Apple Confirms Jobs Goes Back to Work

Apple chief Steve Jobs has returned to work after a six-month medical leave that involved a liver transplant, a company spokesperson has said.

Steve Jobs, Apple chief executive is back at work after a six-month medical leave that included a liver transplant, according to the company.

“Steve is back to work,” an Apple spokesperson told Reuters yesterday. “He’s currently at Apple a few days a week, and working from home the remaining days. We are very glad to have him back.”

Steve Jobs underwent a liver transplant at the Methodist University Hospital Transplant Institute, in Tennessee, around two months ago, according to reports. Jobs was the “sickest patient on the waiting list at the time a donor organ became available,” according to a statement by the hospital.

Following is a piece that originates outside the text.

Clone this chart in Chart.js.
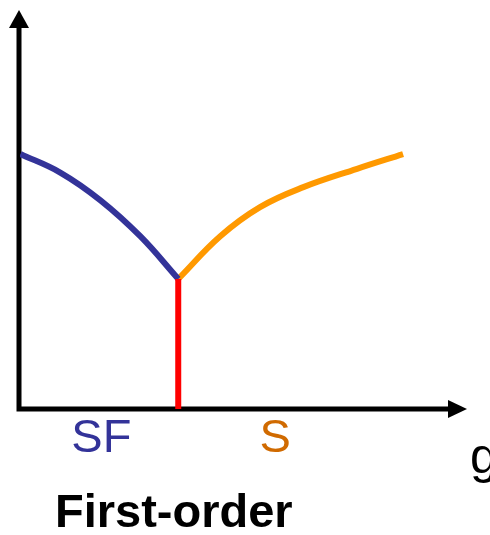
<!DOCTYPE html>
<html>
<head>
<meta charset="utf-8">
<script src="https://cdn.jsdelivr.net/npm/chart.js@4"></script>
<style>
  html, body { margin: 0; padding: 0; background: #fff; }
  #wrap { width: 490px; height: 535px; }
</style>
</head>
<body>
<div id="wrap"><canvas id="phase" width="490" height="535"></canvas></div>
<script>
// superfluid branch (left of the transition)
const gSF = [0.1, 9.1, 18.0, 26.9, 35.4];
const eSF = [63.9, 59.2, 52.3, 43.3, 32.6];
// solid branch (right of the transition)
const gS = [35.4, 44.8, 53.7, 63.4, 75.4, 85.7];
const eS = [32.6, 43.3, 50.6, 55.6, 60.2, 63.9];
// jump at g_c
const gc = 35.4;
const jump = [0, 32.6];

const phaseNames = ['SF', 'S'];
const phaseAt = [18.2, 57.1];
const phaseColors = ['#333399', '#D06A00'];
const axisName = 'g';
const caption = 'First-order';

const toPts = (xs, ys) => xs.map((x, i) => ({ x: x, y: ys[i] }));

// axes with arrowheads + text labels
const sketchAxes = {
  id: 'sketchAxes',
  beforeDatasetsDraw(chart) {
    const ctx = chart.ctx;
    const a = chart.chartArea;
    const x0 = chart.scales.x.getPixelForValue(0) - 1;
    const y0 = chart.scales.y.getPixelForValue(0);
    ctx.save();
    ctx.fillStyle = '#000';
    ctx.strokeStyle = '#000';
    ctx.lineWidth = 5;
    ctx.beginPath();
    ctx.moveTo(x0, y0 + 2.5);
    ctx.lineTo(x0, a.top + 15);
    ctx.moveTo(x0 - 2.5, y0);
    ctx.lineTo(a.right - 16, y0);
    ctx.stroke();
    // y arrow
    ctx.beginPath();
    ctx.moveTo(x0, a.top);
    ctx.lineTo(x0 - 10, a.top + 18);
    ctx.lineTo(x0 + 10, a.top + 18);
    ctx.closePath();
    ctx.fill();
    // x arrow
    ctx.beginPath();
    ctx.moveTo(a.right, y0);
    ctx.lineTo(a.right - 19, y0 - 9);
    ctx.lineTo(a.right - 19, y0 + 9);
    ctx.closePath();
    ctx.fill();
    ctx.restore();
  },
  afterDraw(chart) {
    const ctx = chart.ctx;
    const y0 = chart.scales.y.getPixelForValue(0);
    ctx.save();
    ctx.textBaseline = 'alphabetic';
    ctx.font = '47px "Liberation Sans", Arial, sans-serif';
    ctx.textAlign = 'center';
    phaseNames.forEach((t, i) => {
      ctx.fillStyle = phaseColors[i];
      ctx.fillText(t, chart.scales.x.getPixelForValue(phaseAt[i]), y0 + 43);
    });
    ctx.fillStyle = '#000';
    ctx.textAlign = 'left';
    ctx.font = '50px "Liberation Sans", Arial, sans-serif';
    ctx.fillText(axisName, 470, y0 + 64);
    ctx.font = 'bold 47px "Liberation Sans", Arial, sans-serif';
    ctx.fillText(caption, 55, 527);
    ctx.restore();
  }
};

const line = (pts, color) => ({
  data: pts,
  borderColor: color,
  borderWidth: 6,
  borderCapStyle: 'butt',
  pointRadius: 0,
  tension: 0.4,
  fill: false
});

new Chart(document.getElementById('phase'), {
  type: 'line',
  data: {
    datasets: [
      line([{ x: gc, y: jump[0] }, { x: gc, y: jump[1] }], '#FF0000'),
      line(toPts(gSF, eSF), '#333399'),
      line(toPts(gS, eS), '#FF9900')
    ]
  },
  options: {
    responsive: false,
    animation: false,
    layout: { padding: { left: 20, top: 10, right: 23, bottom: 126 } },
    scales: {
      x: { type: 'linear', min: 0, max: 100, display: false },
      y: { min: 0, max: 100, display: false }
    },
    plugins: { legend: { display: false }, tooltip: { enabled: false } }
  },
  plugins: [sketchAxes]
});
</script>
</body>
</html>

“Jobs is now recovering well and has an excellent prognosis,” continued the hospital statement, which Jobs reportedly approved, and which contained no further details about his underlying medical condition. Jobs was also treated for a type of pancreatic cancer in 2004.

Despite his leave of absence, Apple continued to do well, with a highly successful June 19 rollout of the iPhone 3G S, of which one million were sold by its third day of release.

“Customers are voting and the iPhone is winning,” Jobs wrote in a statement accompanying the device’s release. “With over 50,000 applications available from Apple’s revolutionary App Store, iPhone momentum is stronger than ever.”

However, Apple’s original, terse statements concerning the circumstances of Jobs’ leave – that his condition was due to a “hormone imbalance,” and then that his medical issues were “more complex” than initially anticipated – still have the potential to generate trouble for the company.

The US Securities and Exchange Commission (SEC) could potentially feel that due to Jobs’ position as Apple’s chief executive, the company should have revealed more about his condition, as his death or incapacitation would have had a potentially seismic effect on the company’s stock and thus its fortunes.